Under Clause (b) of the proviso the payee or the holder of the cheque is required to serve the drawer with a written notice within a period of 30 days from the date he received the information qua the cheque returned to him by his banker unpaid. Similarly, as per Clause (c) a fifteen days time from the date of receipt for the notice is required to the drawer of the cheque to make the payment and the complaint will only be filed in case the drawer fails to make the payment within the stipulated period. The object is pure and simple to avoid unnecessary hardship and prosecution of an honest drawer. Therefore, legal and valid service of the notice upon the drawer before filing the complaint is a mandatory requirement.” 10. In view of the above there can not be any other and further possible view of the matter as already taken by learned lower appellate Court.
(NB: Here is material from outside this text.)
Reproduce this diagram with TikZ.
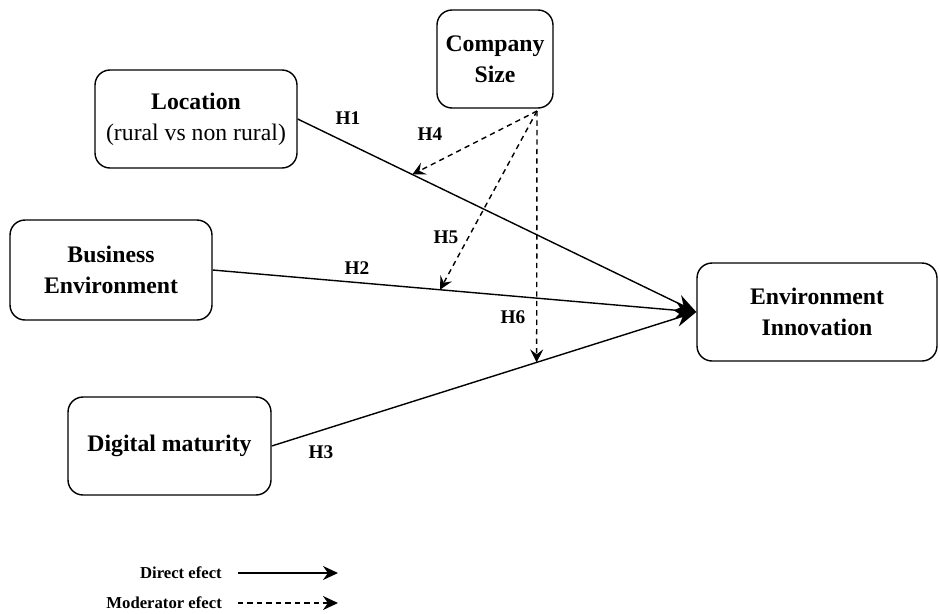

As a matter of fact, for want of proof of service of notice upon the accused, no case against him under Section 138 of Negotiable Instruments Act can be said to have been made out. True it is that on the date when the cheque was bounced and the complaint filed the entire loan amount was not paid to the complainant. The same i.e. Rs.2,09,777/- against Rs.1,75,000/-, however, stands paid during the pendency of the complaint by the accused to the complainant. The object of the Act is to ensure the speedy recovery of the amount due to the payee against the drawer, therefore, when during the pendency of the complaint, the amount stood paid to the complainant, no useful purpose could have been served by putting the accused behind the bar. Learned lower appellate Court has, therefore, rightly appreciated the given facts and circumstances of this case and also the evidence available on record and has not committed any illegality and irregularity while acquitting the accused from the accusation under Section 138 of the Act. 11. For all the reasons hereinabove, the present appeal fails and the same is accordingly dismissed. The personal bond furnished by the accused shall stand cancelled and the surety discharged. Pending applications, if any shall also stand disposed of.